begin

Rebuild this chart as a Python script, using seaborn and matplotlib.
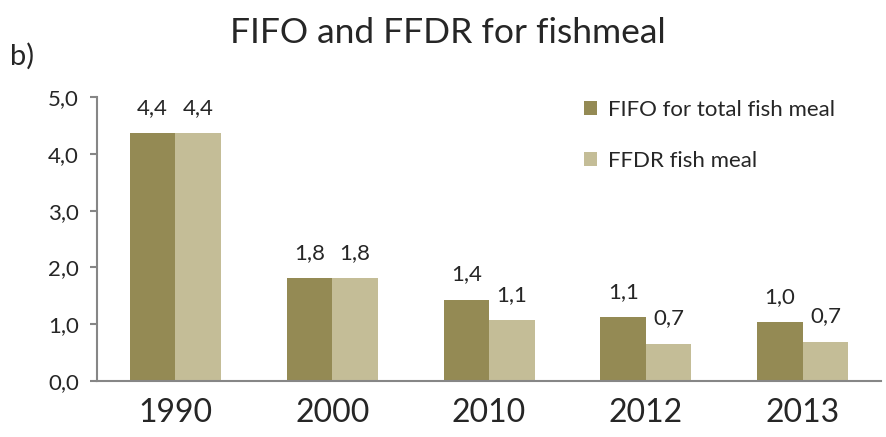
import pandas as pd
import numpy as np
import seaborn as sns
import matplotlib.pyplot as plt

# Данные
years = ["1990", "2000", "2010", "2012", "2013"]
fifo = [4.36, 1.81, 1.43, 1.12, 1.04]
ffdr = [4.36, 1.81, 1.07, 0.66, 0.69]
series_names = ["FIFO for total fish meal", "FFDR fish meal"]
colors = ["#948A54", "#C4BD97"]

df = pd.DataFrame({
    "year": years * 2,
    "value": fifo + ffdr,
    "series": [series_names[0]] * len(years) + [series_names[1]] * len(years),
})

sns.set_style("white")
plt.rcParams["font.family"] = ["Lato", "DejaVu Sans"]

fig = plt.figure(figsize=(8.86, 4.37), dpi=100)
ax = fig.add_axes([0.1095, 0.128, 0.885, 0.65])

sns.barplot(data=df, x="year", y="value", hue="series", palette=colors,
            width=0.58, saturation=1, ax=ax, edgecolor="none")

for cont in ax.containers:
    ax.bar_label(cont, labels=[f"{b.get_height():.1f}".replace(".", ",") for b in cont],
                 padding=11, fontsize=16)

ax.set_ylim(0, 5)
ax.set_xlim(-0.5, 4.5)
ax.set_yticks(np.arange(0, 5.1, 1))
ax.set_yticklabels([f"{v:.1f}".replace(".", ",") for v in np.arange(0, 5.1, 1)])
ax.set_xticks(range(len(years)), years)
ax.set_xticks(np.arange(-0.5, 5, 1), minor=True)
ax.tick_params(axis="x", which="major", length=0, labelsize=23, pad=12)
ax.tick_params(axis="x", which="minor", length=7, width=1.5, color="#868686", direction="out")
ax.tick_params(axis="y", length=5, width=1.5, color="#868686", direction="out",
               labelsize=16, left=True, pad=8)
ax.set_xlabel("")
ax.set_ylabel("")

sns.despine(ax=ax)
for s in ["left", "bottom"]:
    ax.spines[s].set_color("#868686")
    ax.spines[s].set_linewidth(1.5)

ax.legend(loc="upper left", bbox_to_anchor=(0.595, 1.06), frameon=False, fontsize=16,
          handlelength=0.6, handleheight=0.6, handletextpad=0.5, labelspacing=1.4)

fig.suptitle("FIFO and FFDR for fishmeal", fontsize=25.5, x=0.505, y=0.96)
fig.text(0.011, 0.852, "b)", fontsize=21)

plt.savefig("out.png", dpi=100)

end

[Task instructions] Without the pictures, output the full listing exactly as it stands.

[Final result]
Rebuild this chart as a Python script, using seaborn and matplotlib.
import pandas as pd
import numpy as np
import seaborn as sns
import matplotlib.pyplot as plt

# Данные
years = ["1990", "2000", "2010", "2012", "2013"]
fifo = [4.36, 1.81, 1.43, 1.12, 1.04]
ffdr = [4.36, 1.81, 1.07, 0.66, 0.69]
series_names = ["FIFO for total fish meal", "FFDR fish meal"]
colors = ["#948A54", "#C4BD97"]

df = pd.DataFrame({
    "year": years * 2,
    "value": fifo + ffdr,
    "series": [series_names[0]] * len(years) + [series_names[1]] * len(years),
})

sns.set_style("white")
plt.rcParams["font.family"] = ["Lato", "DejaVu Sans"]

fig = plt.figure(figsize=(8.86, 4.37), dpi=100)
ax = fig.add_axes([0.1095, 0.128, 0.885, 0.65])

sns.barplot(data=df, x="year", y="value", hue="series", palette=colors,
            width=0.58, saturation=1, ax=ax, edgecolor="none")

for cont in ax.containers:
    ax.bar_label(cont, labels=[f"{b.get_height():.1f}".replace(".", ",") for b in cont],
                 padding=11, fontsize=16)

ax.set_ylim(0, 5)
ax.set_xlim(-0.5, 4.5)
ax.set_yticks(np.arange(0, 5.1, 1))
ax.set_yticklabels([f"{v:.1f}".replace(".", ",") for v in np.arange(0, 5.1, 1)])
ax.set_xticks(range(len(years)), years)
ax.set_xticks(np.arange(-0.5, 5, 1), minor=True)
ax.tick_params(axis="x", which="major", length=0, labelsize=23, pad=12)
ax.tick_params(axis="x", which="minor", length=7, width=1.5, color="#868686", direction="out")
ax.tick_params(axis="y", length=5, width=1.5, color="#868686", direction="out",
               labelsize=16, left=True, pad=8)
ax.set_xlabel("")
ax.set_ylabel("")

sns.despine(ax=ax)
for s in ["left", "bottom"]:
    ax.spines[s].set_color("#868686")
    ax.spines[s].set_linewidth(1.5)

ax.legend(loc="upper left", bbox_to_anchor=(0.595, 1.06), frameon=False, fontsize=16,
          handlelength=0.6, handleheight=0.6, handletextpad=0.5, labelspacing=1.4)

fig.suptitle("FIFO and FFDR for fishmeal", fontsize=25.5, x=0.505, y=0.96)
fig.text(0.011, 0.852, "b)", fontsize=21)

plt.savefig("out.png", dpi=100)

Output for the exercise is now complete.